Recommandation du comité

Recommandation du comité
  1. 308. Au vu des conclusions intérimaires qui précèdent, le comité invite le Conseil d'administration à approuver les recommandations suivantes:
    • a) Le comité exprime sa préoccupation en ce qui concerne le temps écoulé depuis les événements qui ont motivé cette plainte, et prie instamment le gouvernement d'apporter une réponse exhaustive à toutes les allégations du plaignant afin de permettre au comité d'achever l'examen de ce cas à sa prochaine session.

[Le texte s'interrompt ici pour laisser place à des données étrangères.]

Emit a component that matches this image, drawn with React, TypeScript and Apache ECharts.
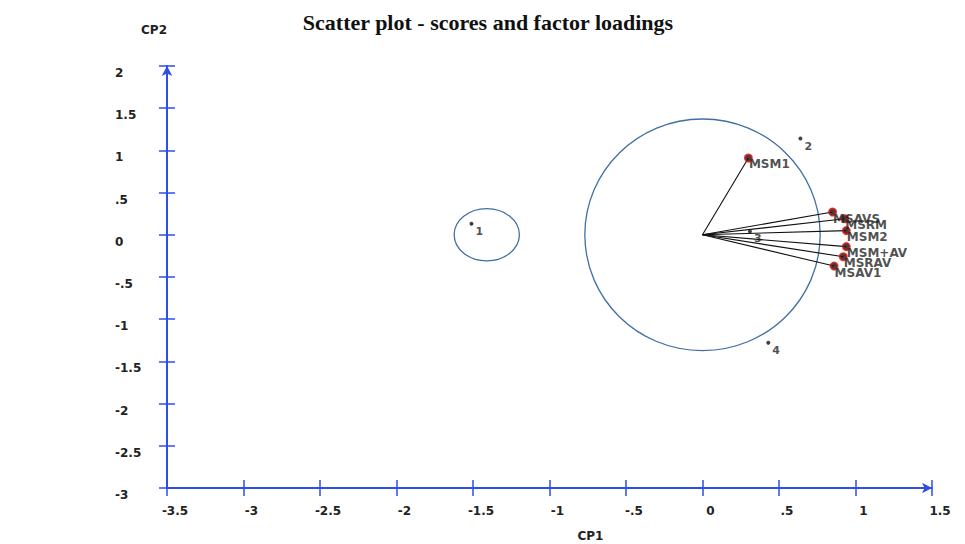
import React, { useEffect, useRef } from "react";
import * as echarts from "echarts";

const titleText = "Scatter plot - scores and factor loadings";
const xTickLabels = ["-3.5", "-3", "-2.5", "-2", "-1.5", "-1", "-.5", "0", ".5", "1", "1.5"];
const yTickLabels = ["-3", "-2.5", "-2", "-1.5", "-1", "-.5", "0", ".5", "1", "1.5", "2"];

const scoreNames = ["1", "2", "3", "4"];
const scoreX = [-1.51, 0.64, 0.31, 0.43];
const scoreY = [0.13, 1.14, 0.04, -1.28];

const loadingNames = ["MSM1", "MSAVS", "MSRM", "MSM2", "MSM+AV", "MSRAV", "MSAV1"];
const loadingX = [0.3, 0.85, 0.93, 0.94, 0.94, 0.92, 0.86];
const loadingY = [0.91, 0.27, 0.19, 0.05, -0.14, -0.26, -0.37];

const circleCx = [0, -1.41];
const circleCy = [0, 0];
const circleRx = [0.769, 0.213];
const circleRy = [1.372, 0.309];

const AXIS_BLUE = "#2f4de8";
const LABEL_FONT = "DejaVu Sans";

export default function App() {
  const ref = useRef<HTMLDivElement>(null);
  useEffect(() => {
    if (!ref.current) return;
    const chart = echarts.init(ref.current, undefined, { renderer: "svg" });
    const fmtX = (v: number) => {
      const i = Math.round((v + 3.5) / 0.5);
      return xTickLabels[i] ?? "";
    };
    const fmtY = (v: number) => {
      const i = Math.round((v + 3) / 0.5);
      return yTickLabels[i] ?? "";
    };
    const baseX = {
      type: "value",
      min: -3.5,
      max: 1.5,
      interval: 0.5,
      position: "bottom",
      offset: 0,
      splitLine: { show: false },
    };
    const baseY = {
      type: "value",
      min: -3,
      max: 2,
      interval: 0.5,
      position: "left",
      offset: 0,
      splitLine: { show: false },
    };
    chart.setOption({
      animation: false,
      backgroundColor: "#ffffff",
      title: {
        text: titleText,
        left: 483,
        textAlign: "center",
        top: 6,
        textStyle: {
          fontFamily: "Liberation Serif",
          fontWeight: "bold",
          fontSize: 22,
          color: "#111",
        },
      },
      grid: {
        left: 167,
        right: 33,
        top: 66,
        bottom: 56,
        containLabel: false,
        outerBoundsMode: "none",
      },
      xAxis: [
        {
          ...baseX,
          name: "CP1",
          nameLocation: "middle",
          nameGap: 42,
          nameTextStyle: {
            fontFamily: LABEL_FONT,
            fontWeight: "bold",
            fontSize: 12,
            color: "#222",
            padding: [0, 0, 0, 82],
          },
          axisLine: {
            show: true,
            onZero: false,
            lineStyle: { color: AXIS_BLUE, width: 2 },
            symbol: ["none", "arrow"],
            symbolSize: [8, 10],
          },
          axisTick: { show: true, length: 8, lineStyle: { color: AXIS_BLUE, width: 1.5 } },
          axisLabel: {
            show: true,
            formatter: fmtX,
            margin: 17,
            showMinLabel: true,
            showMaxLabel: true,
            fontFamily: LABEL_FONT,
            fontWeight: "bold",
            fontSize: 12,
            color: "#222",
            padding: [0, 0, 0, 16],
          },
        },
        {
          ...baseX,
          axisLine: { show: false, onZero: false },
          axisTick: { show: true, inside: true, length: 8, lineStyle: { color: AXIS_BLUE, width: 1.5 } },
          axisLabel: { show: false },
        },
      ],
      yAxis: [
        {
          ...baseY,
          name: "CP2",
          nameLocation: "end",
          nameGap: 30,
          nameTextStyle: {
            fontFamily: LABEL_FONT,
            fontWeight: "bold",
            fontSize: 12,
            color: "#222",
            align: "right",
            padding: [0, 0, 0, 0],
          },
          axisLine: {
            show: true,
            onZero: false,
            lineStyle: { color: AXIS_BLUE, width: 2 },
            symbol: ["none", "arrow"],
            symbolSize: [8, 10],
          },
          axisTick: { show: true, length: 8, lineStyle: { color: AXIS_BLUE, width: 1.5 } },
          axisLabel: {
            show: true,
            formatter: fmtY,
            margin: 52,
            align: "left",
            verticalAlign: "top",
            showMinLabel: true,
            showMaxLabel: true,
            fontFamily: LABEL_FONT,
            fontWeight: "bold",
            fontSize: 12,
            color: "#222",
            padding: [1, 0, 0, 0],
          },
        },
        {
          ...baseY,
          axisLine: { show: false, onZero: false },
          axisTick: { show: true, inside: true, length: 8, lineStyle: { color: AXIS_BLUE, width: 1.5 } },
          axisLabel: { show: false },
        },
      ],
      series: [
        {
          type: "custom",
          name: "circles",
          xAxisIndex: 0,
          yAxisIndex: 0,
          silent: true,
          data: circleCx.map((cx, i) => [cx, circleCy[i], circleRx[i], circleRy[i]]),
          renderItem: (params: any, api: any) => {
            const c = api.coord([api.value(0), api.value(1)]);
            const s = api.size([api.value(2), api.value(3)]);
            return {
              type: "ellipse",
              shape: { cx: c[0], cy: c[1], rx: s[0], ry: s[1] },
              style: { fill: "none", stroke: "#3f6fa3", lineWidth: 1.3 },
            };
          },
          z: 1,
        },
        {
          type: "lines",
          name: "vectors",
          coordinateSystem: "cartesian2d",
          xAxisIndex: 0,
          yAxisIndex: 0,
          silent: true,
          lineStyle: { color: "#111", width: 1.1, opacity: 1 },
          data: loadingX.map((x, i) => ({ coords: [[0, 0], [x, loadingY[i]]] })),
          z: 2,
        },
        {
          type: "scatter",
          name: "loadings",
          xAxisIndex: 0,
          yAxisIndex: 0,
          symbol: "circle",
          symbolSize: 7,
          itemStyle: { color: "#111", borderColor: "#d01010", borderWidth: 2 },
          label: {
            show: true,
            position: [5, 5],
            align: "left",
            verticalAlign: "top",
            formatter: (p: any) => p.name,
            fontFamily: LABEL_FONT,
            fontWeight: "bold",
            fontSize: 12,
            color: "#222",
          },
          data: loadingX.map((x, i) => ({ name: loadingNames[i], value: [x, loadingY[i]] })),
          z: 3,
        },
        {
          type: "scatter",
          name: "scores",
          xAxisIndex: 0,
          yAxisIndex: 0,
          symbol: "circle",
          symbolSize: 4,
          itemStyle: { color: "#111" },
          label: {
            show: true,
            position: [6, 4],
            align: "left",
            verticalAlign: "top",
            formatter: (p: any) => p.name,
            fontFamily: LABEL_FONT,
            fontWeight: "bold",
            fontSize: 11,
            color: "#222",
          },
          data: scoreX.map((x, i) => ({ name: scoreNames[i], value: [x, scoreY[i]] })),
          z: 3,
        },
      ],
    });
    return () => chart.dispose();
  }, []);
  return (
    <div
      ref={ref}
      style={{ position: "fixed", left: 0, top: 0, width: 965, height: 544, background: "#fff" }}
    />
  );
}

    • b) Le gouvernement est prié d'exposer clairement les moyens de recours juridiques à la disposition de l'HEETU, de ses membres et de ses dirigeants, s'agissant des violations des principes de la liberté syndicale constituées par: i) la publication, le 7 janvier 1989, d'une circulaire visant explicitement à dissuader les salariés de s'affilier à un syndicat ou de participer à des activités syndicales; ii) le licenciement de 72 salariés, dont les responsables et tous les dirigeants de l'HEETU, pour avoir exercé légitimement, semble-t-il, leur droit de grève en février et mars 1989; et iii) l'incitation d'un salarié de l'institut à détruire, en août 1989, des biens appartenant à l'HEETU.
    • c) Le gouvernement est prié de communiquer des renseignements précis sur le résultat de toutes les procédures juridiques se rapportant aux points énumérés dans le paragraphe b). Au nombre de ces informations devraient figurer des éclaircissements sur la nature et le contenu du "rapport de conciliation" évoqué par le gouvernement dans sa communication en date du 29 octobre 1990.
    • d) Le comité note qu'aucune suite n'a été donnée aux accusations portées contre le secrétaire général de l'HEETU. Toutefois, il attire l'attention du gouvernement sur le principe voulant que des allégations de comportement criminel ne devraient pas être utilisées pour harceler les syndicalistes en raison de leur affiliation ou activités syndicales.
    • e) Le gouvernement est prié de communiquer des détails complets sur l'issue de la plainte déposée par le secrétaire général de l'HEETU en 1988 au sujet de son licenciement.